→ **Required task**: Write out again, word for word, the lines below from the line that holds "Clone this chart in seaborn and matplotlib." through the line that holds "-58.1, -56.6, -57.5, -58.6, -56.9, -57.7, -58.3, -57.0, -58.9]", omitting pictures.

→ **Extracted entries**:

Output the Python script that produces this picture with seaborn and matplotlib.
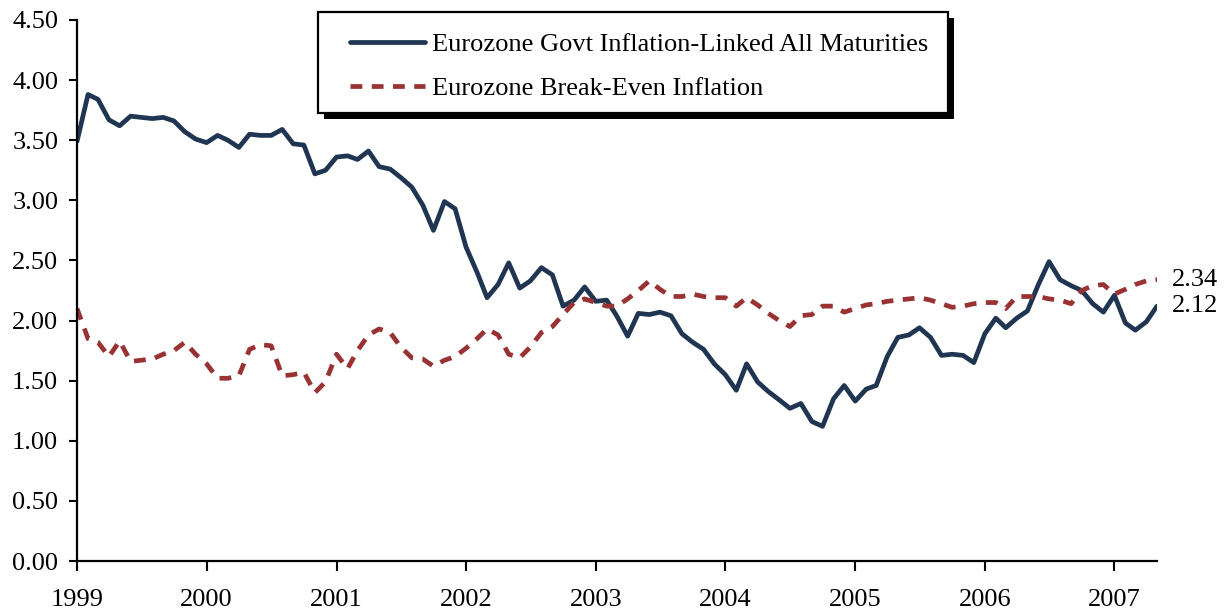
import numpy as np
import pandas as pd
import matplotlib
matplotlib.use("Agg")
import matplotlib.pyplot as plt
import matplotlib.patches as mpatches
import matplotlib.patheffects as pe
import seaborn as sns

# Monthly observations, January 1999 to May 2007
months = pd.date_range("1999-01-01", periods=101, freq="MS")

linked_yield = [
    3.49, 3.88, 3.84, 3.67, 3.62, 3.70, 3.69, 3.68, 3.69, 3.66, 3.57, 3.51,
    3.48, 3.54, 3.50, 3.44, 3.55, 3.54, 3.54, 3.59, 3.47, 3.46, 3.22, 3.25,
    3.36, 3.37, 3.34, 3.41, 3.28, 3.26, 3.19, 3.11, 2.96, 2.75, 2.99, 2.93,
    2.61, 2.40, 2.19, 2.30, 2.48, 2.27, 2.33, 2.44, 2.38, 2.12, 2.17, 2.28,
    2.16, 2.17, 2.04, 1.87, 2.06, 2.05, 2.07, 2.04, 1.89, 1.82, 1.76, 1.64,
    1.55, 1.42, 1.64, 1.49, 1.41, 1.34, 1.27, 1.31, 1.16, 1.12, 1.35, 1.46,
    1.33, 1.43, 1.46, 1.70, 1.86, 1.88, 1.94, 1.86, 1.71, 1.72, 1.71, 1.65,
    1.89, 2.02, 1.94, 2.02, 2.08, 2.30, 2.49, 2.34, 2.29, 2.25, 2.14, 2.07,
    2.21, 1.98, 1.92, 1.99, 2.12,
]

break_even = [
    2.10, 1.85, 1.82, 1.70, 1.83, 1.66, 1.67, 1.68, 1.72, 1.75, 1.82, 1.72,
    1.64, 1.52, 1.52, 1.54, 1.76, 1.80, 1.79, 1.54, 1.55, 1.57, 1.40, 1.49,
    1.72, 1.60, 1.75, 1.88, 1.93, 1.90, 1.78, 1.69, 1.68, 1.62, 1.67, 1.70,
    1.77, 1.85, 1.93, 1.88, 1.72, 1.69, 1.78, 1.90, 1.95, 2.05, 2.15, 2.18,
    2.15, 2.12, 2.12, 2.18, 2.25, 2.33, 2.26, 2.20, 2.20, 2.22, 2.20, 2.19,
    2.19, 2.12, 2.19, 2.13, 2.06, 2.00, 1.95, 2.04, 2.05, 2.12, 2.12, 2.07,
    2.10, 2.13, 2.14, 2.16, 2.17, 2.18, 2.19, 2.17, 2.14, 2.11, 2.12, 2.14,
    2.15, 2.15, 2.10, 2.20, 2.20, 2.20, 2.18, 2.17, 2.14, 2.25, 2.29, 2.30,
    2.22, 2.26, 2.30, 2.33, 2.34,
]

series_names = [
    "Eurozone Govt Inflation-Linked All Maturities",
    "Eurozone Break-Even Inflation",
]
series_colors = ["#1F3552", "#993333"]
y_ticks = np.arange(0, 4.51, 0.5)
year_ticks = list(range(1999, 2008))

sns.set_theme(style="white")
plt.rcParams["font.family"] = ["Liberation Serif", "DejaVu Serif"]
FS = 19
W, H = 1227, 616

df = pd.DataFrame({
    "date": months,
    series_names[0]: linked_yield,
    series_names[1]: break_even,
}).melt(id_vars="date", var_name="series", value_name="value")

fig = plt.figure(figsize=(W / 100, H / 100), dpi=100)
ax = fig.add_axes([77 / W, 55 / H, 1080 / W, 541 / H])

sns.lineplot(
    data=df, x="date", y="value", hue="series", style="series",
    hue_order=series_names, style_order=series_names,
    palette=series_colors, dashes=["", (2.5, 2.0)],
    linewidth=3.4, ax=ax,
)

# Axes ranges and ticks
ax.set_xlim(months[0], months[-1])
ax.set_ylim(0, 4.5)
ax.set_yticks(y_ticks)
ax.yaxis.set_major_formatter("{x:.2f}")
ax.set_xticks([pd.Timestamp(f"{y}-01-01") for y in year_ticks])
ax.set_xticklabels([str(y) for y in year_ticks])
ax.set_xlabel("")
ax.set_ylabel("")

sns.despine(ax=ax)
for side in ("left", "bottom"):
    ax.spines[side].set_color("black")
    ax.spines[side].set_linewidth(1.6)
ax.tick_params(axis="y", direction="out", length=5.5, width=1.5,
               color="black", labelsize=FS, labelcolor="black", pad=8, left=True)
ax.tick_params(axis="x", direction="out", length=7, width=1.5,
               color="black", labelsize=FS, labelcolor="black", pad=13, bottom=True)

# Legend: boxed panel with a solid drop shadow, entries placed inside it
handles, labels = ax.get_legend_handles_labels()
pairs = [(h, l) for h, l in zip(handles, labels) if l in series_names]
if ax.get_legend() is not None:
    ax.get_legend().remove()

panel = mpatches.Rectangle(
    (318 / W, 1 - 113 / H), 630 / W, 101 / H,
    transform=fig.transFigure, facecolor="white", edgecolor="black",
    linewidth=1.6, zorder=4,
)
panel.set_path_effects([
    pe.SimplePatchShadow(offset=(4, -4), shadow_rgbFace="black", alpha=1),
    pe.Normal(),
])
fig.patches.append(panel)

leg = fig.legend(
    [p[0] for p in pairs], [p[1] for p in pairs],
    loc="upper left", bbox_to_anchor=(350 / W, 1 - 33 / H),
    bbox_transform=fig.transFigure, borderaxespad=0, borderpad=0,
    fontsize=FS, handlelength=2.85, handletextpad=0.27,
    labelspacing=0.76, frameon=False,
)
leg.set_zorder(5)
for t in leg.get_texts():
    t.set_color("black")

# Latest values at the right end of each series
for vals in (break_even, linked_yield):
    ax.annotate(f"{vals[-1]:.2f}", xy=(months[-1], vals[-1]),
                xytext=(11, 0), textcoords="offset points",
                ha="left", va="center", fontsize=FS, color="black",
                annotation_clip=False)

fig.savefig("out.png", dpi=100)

...

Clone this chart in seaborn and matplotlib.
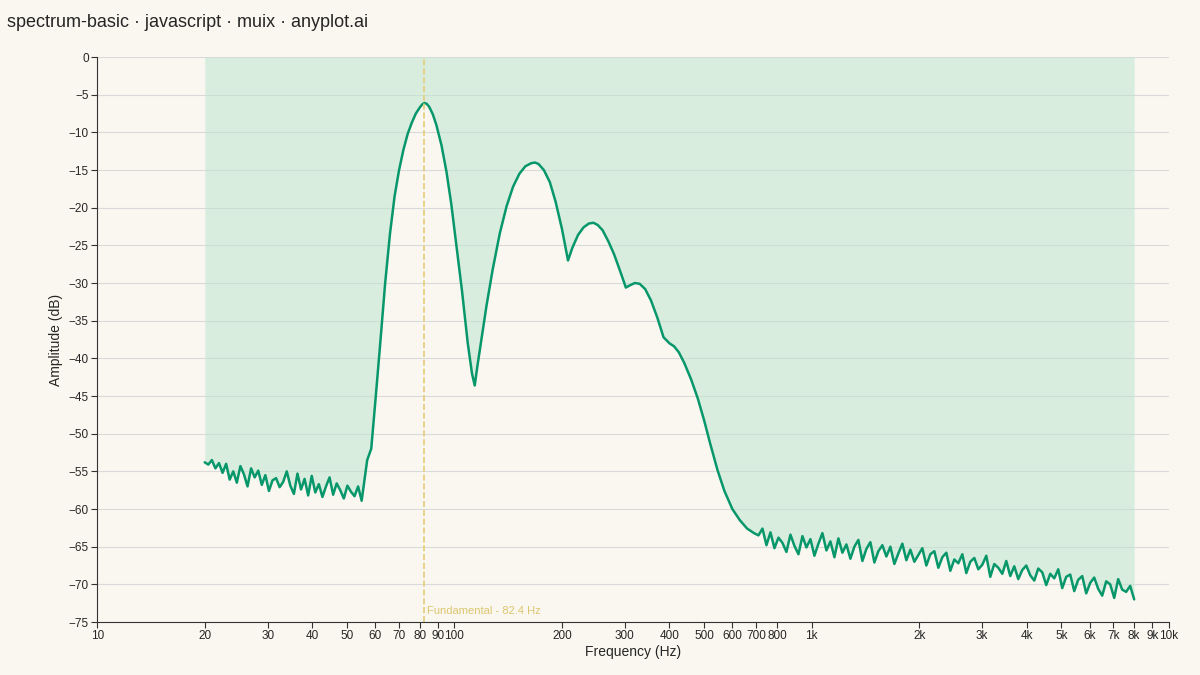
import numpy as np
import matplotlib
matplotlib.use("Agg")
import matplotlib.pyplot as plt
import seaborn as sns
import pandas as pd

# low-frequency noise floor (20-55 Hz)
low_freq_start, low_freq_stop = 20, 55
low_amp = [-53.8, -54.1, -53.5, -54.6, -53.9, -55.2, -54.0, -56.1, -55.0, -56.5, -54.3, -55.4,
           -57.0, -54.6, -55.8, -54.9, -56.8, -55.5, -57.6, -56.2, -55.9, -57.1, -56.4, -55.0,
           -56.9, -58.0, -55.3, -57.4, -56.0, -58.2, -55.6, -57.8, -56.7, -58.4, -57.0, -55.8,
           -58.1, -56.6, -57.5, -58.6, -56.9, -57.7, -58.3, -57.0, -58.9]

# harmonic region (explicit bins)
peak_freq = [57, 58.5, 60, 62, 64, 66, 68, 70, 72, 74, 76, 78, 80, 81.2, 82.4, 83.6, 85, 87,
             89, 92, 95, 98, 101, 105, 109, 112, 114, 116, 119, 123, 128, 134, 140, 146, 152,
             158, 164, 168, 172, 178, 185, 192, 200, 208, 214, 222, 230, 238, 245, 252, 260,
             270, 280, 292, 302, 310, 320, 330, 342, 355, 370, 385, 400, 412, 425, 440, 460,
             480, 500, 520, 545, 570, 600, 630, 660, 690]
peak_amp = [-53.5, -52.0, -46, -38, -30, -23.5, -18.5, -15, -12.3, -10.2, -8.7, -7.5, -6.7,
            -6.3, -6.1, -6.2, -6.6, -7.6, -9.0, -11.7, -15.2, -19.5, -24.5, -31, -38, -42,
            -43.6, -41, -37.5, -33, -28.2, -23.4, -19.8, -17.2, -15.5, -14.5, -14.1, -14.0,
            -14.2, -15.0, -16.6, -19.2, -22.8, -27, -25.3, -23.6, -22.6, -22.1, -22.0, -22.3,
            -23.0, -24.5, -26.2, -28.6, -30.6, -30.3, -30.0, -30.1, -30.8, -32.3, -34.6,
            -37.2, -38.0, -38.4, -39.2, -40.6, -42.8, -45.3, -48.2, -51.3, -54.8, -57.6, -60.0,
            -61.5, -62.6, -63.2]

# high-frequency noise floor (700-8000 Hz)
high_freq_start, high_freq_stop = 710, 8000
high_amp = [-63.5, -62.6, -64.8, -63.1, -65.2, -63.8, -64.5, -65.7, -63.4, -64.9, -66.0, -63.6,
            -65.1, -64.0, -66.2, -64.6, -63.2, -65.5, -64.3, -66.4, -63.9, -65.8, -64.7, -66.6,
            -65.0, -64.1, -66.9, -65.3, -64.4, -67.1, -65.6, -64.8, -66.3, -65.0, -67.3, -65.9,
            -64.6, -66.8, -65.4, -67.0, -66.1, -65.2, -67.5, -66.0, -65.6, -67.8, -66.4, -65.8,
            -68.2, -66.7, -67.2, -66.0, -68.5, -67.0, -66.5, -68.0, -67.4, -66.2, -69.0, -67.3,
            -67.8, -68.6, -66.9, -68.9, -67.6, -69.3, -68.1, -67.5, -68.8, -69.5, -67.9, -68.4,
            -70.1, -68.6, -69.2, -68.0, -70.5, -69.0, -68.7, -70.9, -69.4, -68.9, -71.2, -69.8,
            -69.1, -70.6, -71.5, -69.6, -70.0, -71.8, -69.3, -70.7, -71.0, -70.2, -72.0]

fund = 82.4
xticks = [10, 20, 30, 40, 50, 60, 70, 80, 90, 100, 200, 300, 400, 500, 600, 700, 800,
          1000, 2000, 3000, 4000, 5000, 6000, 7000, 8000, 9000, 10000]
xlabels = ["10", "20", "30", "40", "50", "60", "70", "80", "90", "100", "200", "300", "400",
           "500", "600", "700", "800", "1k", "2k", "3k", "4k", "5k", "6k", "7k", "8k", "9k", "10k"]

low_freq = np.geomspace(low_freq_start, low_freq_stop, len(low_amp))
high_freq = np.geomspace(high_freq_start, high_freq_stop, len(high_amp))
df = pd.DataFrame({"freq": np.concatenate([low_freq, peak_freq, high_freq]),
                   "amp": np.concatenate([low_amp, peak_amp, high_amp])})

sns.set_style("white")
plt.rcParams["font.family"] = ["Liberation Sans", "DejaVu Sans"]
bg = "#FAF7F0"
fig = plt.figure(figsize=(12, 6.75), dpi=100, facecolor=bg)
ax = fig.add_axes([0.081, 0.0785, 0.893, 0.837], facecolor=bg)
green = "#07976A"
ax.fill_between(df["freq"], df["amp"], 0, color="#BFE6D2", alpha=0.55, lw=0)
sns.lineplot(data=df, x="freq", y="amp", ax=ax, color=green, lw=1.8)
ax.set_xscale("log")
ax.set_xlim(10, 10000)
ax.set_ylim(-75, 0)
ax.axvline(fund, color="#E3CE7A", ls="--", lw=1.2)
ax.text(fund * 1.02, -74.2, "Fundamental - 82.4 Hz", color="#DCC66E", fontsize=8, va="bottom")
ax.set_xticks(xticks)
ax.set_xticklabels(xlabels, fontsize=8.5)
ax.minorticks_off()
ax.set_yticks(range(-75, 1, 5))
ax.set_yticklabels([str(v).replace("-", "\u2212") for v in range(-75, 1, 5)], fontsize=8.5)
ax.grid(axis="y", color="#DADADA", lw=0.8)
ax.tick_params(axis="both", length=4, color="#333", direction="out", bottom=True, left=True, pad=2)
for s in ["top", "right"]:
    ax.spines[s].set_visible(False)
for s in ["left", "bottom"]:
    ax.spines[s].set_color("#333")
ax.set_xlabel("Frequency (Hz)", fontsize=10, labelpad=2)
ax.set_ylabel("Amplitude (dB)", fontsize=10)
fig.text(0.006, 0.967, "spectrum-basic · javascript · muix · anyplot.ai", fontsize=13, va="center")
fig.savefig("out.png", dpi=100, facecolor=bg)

→ **The output**:
Clone this chart in seaborn and matplotlib.
import numpy as np
import matplotlib
matplotlib.use("Agg")
import matplotlib.pyplot as plt
import seaborn as sns
import pandas as pd

# low-frequency noise floor (20-55 Hz)
low_freq_start, low_freq_stop = 20, 55
low_amp = [-53.8, -54.1, -53.5, -54.6, -53.9, -55.2, -54.0, -56.1, -55.0, -56.5, -54.3, -55.4,
           -57.0, -54.6, -55.8, -54.9, -56.8, -55.5, -57.6, -56.2, -55.9, -57.1, -56.4, -55.0,
           -56.9, -58.0, -55.3, -57.4, -56.0, -58.2, -55.6, -57.8, -56.7, -58.4, -57.0, -55.8,
           -58.1, -56.6, -57.5, -58.6, -56.9, -57.7, -58.3, -57.0, -58.9]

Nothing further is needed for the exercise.